Profit margins tell the real story. In a broad niche, average gross margins hover around 25–35 percent after factoring in competitive pricing pressure, advertising costs, and return rates. In a micro niche, margins routinely climb to 45–60 percent because customers cannot easily find substitutes and are willing to pay more for a product that exactly fits their requirements. When your online store isn’t getting customers, the root cause is often a niche that is too broad — your offer blends into the noise and fails to connect with anyone deeply.
Scalability is where the debate gets interesting. Broad niches scale more easily because the addressable market is large — you can grow from $10,000 to $100,000 a month by capturing a slightly larger share. Micro niches hit ceilings faster. A yoga-mat-for-tall-people store might top out at $30,000 a month unless you expand into adjacent verticals. The smart play for most beginners is to start micro for quick wins and proven profitability, then expand outward once you have cash flow and operational confidence to branch into neighboring segments.

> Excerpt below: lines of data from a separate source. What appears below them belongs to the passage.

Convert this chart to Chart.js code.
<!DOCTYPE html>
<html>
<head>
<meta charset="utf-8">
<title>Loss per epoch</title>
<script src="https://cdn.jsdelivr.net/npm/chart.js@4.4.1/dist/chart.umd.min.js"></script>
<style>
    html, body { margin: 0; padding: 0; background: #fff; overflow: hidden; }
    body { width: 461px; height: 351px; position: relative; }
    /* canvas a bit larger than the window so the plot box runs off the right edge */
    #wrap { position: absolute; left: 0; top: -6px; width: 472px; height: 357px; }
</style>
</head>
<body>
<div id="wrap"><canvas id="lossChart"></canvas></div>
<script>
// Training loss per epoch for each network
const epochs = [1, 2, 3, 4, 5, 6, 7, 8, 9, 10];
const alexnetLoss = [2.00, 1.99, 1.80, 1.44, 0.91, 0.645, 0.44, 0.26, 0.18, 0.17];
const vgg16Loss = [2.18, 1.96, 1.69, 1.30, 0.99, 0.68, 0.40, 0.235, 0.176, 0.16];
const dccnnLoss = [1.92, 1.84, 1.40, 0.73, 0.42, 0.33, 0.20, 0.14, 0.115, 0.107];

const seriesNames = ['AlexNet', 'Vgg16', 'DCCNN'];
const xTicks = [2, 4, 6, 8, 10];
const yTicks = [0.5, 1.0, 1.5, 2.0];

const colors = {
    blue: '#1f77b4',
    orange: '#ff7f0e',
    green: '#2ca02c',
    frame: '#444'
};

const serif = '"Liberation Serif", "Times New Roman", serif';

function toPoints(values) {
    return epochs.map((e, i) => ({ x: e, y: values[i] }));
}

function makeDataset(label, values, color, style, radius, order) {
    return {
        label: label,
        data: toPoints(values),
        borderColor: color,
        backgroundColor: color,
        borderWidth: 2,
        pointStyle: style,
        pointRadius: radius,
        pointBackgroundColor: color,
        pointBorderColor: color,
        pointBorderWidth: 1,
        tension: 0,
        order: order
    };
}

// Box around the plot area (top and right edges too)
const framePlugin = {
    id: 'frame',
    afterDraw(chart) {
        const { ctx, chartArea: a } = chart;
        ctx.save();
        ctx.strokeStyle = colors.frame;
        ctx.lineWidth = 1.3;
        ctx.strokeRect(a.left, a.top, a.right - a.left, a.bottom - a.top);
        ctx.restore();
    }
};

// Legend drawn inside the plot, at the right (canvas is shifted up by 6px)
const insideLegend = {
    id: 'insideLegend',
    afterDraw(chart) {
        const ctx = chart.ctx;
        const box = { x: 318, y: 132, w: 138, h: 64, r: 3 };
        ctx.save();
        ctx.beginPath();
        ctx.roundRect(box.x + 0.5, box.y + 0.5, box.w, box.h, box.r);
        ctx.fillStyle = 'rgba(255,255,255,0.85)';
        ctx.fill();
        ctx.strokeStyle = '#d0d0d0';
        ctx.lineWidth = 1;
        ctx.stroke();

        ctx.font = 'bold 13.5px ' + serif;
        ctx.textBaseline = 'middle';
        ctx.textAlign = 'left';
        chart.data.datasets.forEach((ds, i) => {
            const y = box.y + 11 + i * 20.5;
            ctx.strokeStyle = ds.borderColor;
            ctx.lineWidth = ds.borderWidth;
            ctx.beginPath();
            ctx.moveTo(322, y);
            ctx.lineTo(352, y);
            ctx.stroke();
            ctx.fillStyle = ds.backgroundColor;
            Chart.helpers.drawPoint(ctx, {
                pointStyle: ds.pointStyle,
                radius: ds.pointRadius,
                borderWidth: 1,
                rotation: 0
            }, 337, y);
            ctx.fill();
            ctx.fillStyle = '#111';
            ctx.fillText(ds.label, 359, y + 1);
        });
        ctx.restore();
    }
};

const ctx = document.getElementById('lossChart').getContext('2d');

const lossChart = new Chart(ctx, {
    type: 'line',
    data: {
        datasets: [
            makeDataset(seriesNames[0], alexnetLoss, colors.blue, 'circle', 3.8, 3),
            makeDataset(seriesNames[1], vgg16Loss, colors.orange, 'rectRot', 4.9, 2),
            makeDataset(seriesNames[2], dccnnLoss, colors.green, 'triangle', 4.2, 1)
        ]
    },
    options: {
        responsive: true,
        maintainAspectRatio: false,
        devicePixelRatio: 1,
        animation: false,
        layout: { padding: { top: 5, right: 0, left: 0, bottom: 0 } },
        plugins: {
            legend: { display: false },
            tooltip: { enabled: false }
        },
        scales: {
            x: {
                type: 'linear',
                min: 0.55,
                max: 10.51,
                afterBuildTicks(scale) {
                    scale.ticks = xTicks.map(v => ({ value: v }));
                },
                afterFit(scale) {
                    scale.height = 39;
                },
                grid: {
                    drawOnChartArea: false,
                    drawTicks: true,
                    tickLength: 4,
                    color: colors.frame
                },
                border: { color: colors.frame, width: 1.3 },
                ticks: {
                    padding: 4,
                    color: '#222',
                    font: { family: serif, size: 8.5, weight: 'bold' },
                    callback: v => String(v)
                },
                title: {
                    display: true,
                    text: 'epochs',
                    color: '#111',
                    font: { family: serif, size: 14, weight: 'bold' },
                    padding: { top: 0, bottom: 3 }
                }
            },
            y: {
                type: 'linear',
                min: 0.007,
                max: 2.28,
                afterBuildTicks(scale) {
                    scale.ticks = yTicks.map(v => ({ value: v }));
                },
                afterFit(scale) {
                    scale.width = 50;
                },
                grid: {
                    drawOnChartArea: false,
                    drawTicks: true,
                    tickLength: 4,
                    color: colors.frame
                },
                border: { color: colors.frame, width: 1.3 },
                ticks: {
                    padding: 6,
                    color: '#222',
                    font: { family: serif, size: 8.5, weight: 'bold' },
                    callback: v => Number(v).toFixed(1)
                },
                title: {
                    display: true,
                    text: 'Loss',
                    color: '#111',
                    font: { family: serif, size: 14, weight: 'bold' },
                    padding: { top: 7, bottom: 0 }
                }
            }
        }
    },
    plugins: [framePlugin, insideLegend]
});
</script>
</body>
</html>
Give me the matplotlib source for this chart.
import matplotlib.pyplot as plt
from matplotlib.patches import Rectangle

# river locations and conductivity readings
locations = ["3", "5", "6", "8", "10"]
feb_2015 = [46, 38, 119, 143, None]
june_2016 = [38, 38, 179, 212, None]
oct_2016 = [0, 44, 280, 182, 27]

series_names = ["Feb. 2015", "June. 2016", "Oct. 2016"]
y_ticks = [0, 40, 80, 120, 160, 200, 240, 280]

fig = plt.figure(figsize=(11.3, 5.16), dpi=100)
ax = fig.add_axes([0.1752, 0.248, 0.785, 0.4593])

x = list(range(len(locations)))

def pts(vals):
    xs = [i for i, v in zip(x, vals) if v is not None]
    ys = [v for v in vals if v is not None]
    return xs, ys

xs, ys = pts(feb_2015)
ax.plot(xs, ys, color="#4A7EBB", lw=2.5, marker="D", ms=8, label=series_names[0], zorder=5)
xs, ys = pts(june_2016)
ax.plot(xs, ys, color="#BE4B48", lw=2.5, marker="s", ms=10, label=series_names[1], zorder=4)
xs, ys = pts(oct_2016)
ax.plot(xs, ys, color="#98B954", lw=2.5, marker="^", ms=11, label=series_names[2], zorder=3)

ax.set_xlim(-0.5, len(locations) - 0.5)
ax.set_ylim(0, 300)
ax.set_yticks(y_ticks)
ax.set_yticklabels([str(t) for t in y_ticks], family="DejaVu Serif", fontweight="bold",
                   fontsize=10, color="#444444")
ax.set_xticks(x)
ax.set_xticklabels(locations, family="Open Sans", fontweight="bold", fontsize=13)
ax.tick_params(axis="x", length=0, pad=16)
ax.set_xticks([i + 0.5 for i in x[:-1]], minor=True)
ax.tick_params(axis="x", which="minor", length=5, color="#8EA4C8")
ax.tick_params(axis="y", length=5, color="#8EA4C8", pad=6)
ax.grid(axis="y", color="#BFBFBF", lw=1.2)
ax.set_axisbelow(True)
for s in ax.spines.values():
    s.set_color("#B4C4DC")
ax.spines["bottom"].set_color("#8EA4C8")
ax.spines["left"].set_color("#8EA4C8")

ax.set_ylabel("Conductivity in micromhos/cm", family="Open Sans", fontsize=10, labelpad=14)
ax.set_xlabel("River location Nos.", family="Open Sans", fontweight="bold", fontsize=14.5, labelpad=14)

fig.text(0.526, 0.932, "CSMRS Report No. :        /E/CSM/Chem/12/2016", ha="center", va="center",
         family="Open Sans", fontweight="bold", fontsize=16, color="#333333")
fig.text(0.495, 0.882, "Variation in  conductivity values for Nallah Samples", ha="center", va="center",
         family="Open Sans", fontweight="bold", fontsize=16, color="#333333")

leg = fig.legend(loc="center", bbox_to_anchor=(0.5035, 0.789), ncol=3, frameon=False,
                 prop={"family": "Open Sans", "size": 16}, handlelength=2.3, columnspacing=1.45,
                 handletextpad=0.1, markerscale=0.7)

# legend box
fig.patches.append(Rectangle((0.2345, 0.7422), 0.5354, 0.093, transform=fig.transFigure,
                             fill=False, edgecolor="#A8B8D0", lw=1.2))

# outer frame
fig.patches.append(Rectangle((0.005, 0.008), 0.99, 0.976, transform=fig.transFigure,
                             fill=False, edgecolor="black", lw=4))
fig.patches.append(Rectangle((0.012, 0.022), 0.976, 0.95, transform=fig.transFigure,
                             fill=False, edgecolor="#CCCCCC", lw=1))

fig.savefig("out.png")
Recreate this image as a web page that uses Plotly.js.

For first-time importers with limited capital, a micro niche almost always delivers faster returns with lower risk. You can validate the product with a small initial order, build a targeted audience on a modest ad budget, and refine your offer before competitors notice the demand. Once you have a profitable micro niche running, you can replicate the formula in adjacent segments and gradually build a portfolio of small niches that together rival a broad market position — giving you the best of both worlds over time.